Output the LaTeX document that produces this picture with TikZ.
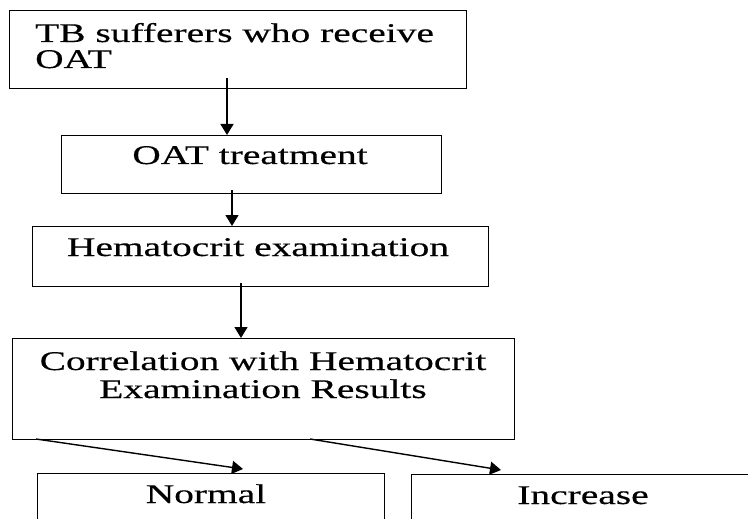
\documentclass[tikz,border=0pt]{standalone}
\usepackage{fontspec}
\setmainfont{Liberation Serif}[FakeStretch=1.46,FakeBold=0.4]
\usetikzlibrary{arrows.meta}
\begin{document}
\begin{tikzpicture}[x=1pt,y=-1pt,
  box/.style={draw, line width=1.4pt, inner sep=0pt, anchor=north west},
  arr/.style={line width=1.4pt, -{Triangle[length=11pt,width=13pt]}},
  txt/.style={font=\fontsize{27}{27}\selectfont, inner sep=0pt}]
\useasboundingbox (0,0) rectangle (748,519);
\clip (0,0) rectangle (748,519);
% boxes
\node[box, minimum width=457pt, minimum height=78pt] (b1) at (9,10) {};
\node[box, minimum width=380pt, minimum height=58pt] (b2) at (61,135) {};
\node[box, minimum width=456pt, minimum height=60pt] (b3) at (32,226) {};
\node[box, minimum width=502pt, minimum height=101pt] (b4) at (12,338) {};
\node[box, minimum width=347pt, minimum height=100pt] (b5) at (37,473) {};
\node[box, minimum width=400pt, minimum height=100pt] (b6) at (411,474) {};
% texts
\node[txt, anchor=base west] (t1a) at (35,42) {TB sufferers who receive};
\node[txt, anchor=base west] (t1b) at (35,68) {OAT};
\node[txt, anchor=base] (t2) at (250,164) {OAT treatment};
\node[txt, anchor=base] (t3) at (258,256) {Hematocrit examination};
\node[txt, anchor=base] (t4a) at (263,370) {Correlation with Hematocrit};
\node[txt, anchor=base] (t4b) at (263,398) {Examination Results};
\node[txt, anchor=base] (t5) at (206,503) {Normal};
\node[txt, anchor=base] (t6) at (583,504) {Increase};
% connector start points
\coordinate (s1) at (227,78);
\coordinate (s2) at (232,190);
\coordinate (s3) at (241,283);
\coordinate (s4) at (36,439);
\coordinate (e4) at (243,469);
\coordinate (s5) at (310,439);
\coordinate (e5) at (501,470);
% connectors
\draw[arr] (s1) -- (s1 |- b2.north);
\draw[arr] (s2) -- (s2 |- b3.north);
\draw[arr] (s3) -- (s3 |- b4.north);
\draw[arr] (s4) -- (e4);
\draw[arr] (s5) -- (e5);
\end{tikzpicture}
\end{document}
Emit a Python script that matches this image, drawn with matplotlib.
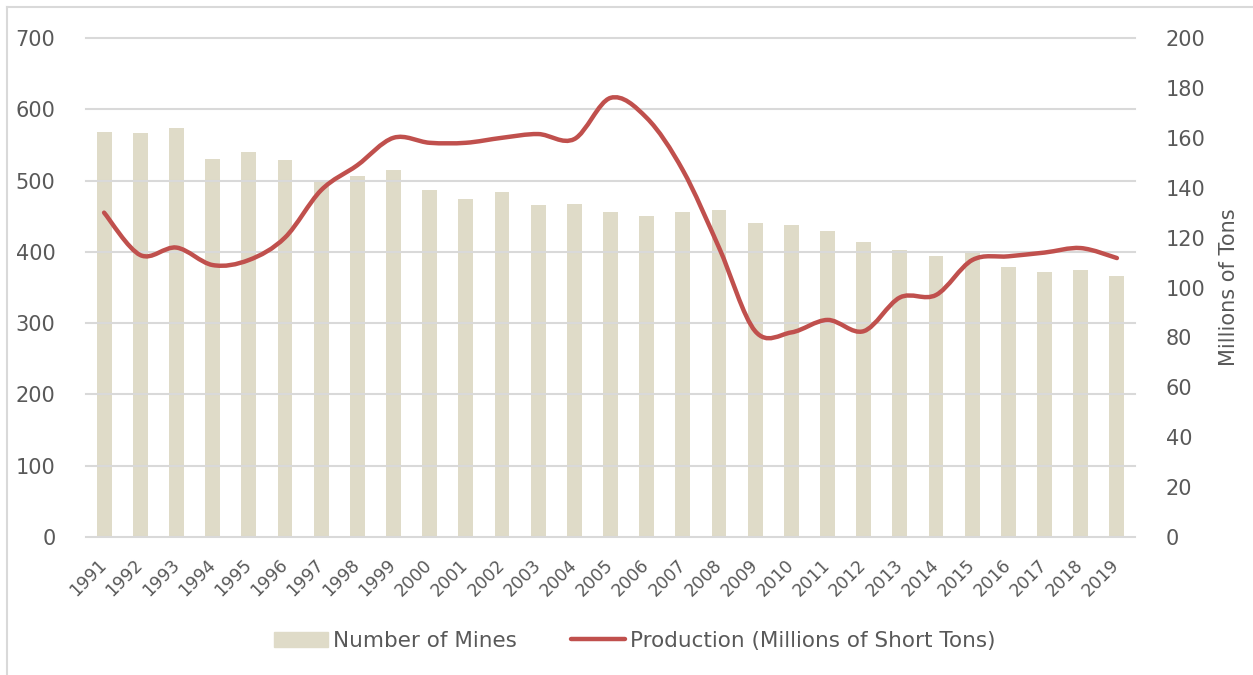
- - -
§ Description of the task
Go back to the records above and write them out exactly, without the pictures.

§ Exercise answer
Output the LaTeX document that produces this picture with TikZ.
\documentclass[tikz,border=0pt]{standalone}
\usepackage{fontspec}
\setmainfont{Liberation Serif}[FakeStretch=1.46,FakeBold=0.4]
\usetikzlibrary{arrows.meta}
\begin{document}
\begin{tikzpicture}[x=1pt,y=-1pt,
  box/.style={draw, line width=1.4pt, inner sep=0pt, anchor=north west},
  arr/.style={line width=1.4pt, -{Triangle[length=11pt,width=13pt]}},
  txt/.style={font=\fontsize{27}{27}\selectfont, inner sep=0pt}]
\useasboundingbox (0,0) rectangle (748,519);
\clip (0,0) rectangle (748,519);
% boxes
\node[box, minimum width=457pt, minimum height=78pt] (b1) at (9,10) {};
\node[box, minimum width=380pt, minimum height=58pt] (b2) at (61,135) {};
\node[box, minimum width=456pt, minimum height=60pt] (b3) at (32,226) {};
\node[box, minimum width=502pt, minimum height=101pt] (b4) at (12,338) {};
\node[box, minimum width=347pt, minimum height=100pt] (b5) at (37,473) {};
\node[box, minimum width=400pt, minimum height=100pt] (b6) at (411,474) {};
% texts
\node[txt, anchor=base west] (t1a) at (35,42) {TB sufferers who receive};
\node[txt, anchor=base west] (t1b) at (35,68) {OAT};
\node[txt, anchor=base] (t2) at (250,164) {OAT treatment};
\node[txt, anchor=base] (t3) at (258,256) {Hematocrit examination};
\node[txt, anchor=base] (t4a) at (263,370) {Correlation with Hematocrit};
\node[txt, anchor=base] (t4b) at (263,398) {Examination Results};
\node[txt, anchor=base] (t5) at (206,503) {Normal};
\node[txt, anchor=base] (t6) at (583,504) {Increase};
% connector start points
\coordinate (s1) at (227,78);
\coordinate (s2) at (232,190);
\coordinate (s3) at (241,283);
\coordinate (s4) at (36,439);
\coordinate (e4) at (243,469);
\coordinate (s5) at (310,439);
\coordinate (e5) at (501,470);
% connectors
\draw[arr] (s1) -- (s1 |- b2.north);
\draw[arr] (s2) -- (s2 |- b3.north);
\draw[arr] (s3) -- (s3 |- b4.north);
\draw[arr] (s4) -- (e4);
\draw[arr] (s5) -- (e5);
\end{tikzpicture}
\end{document}
Emit a Python script that matches this image, drawn with matplotlib.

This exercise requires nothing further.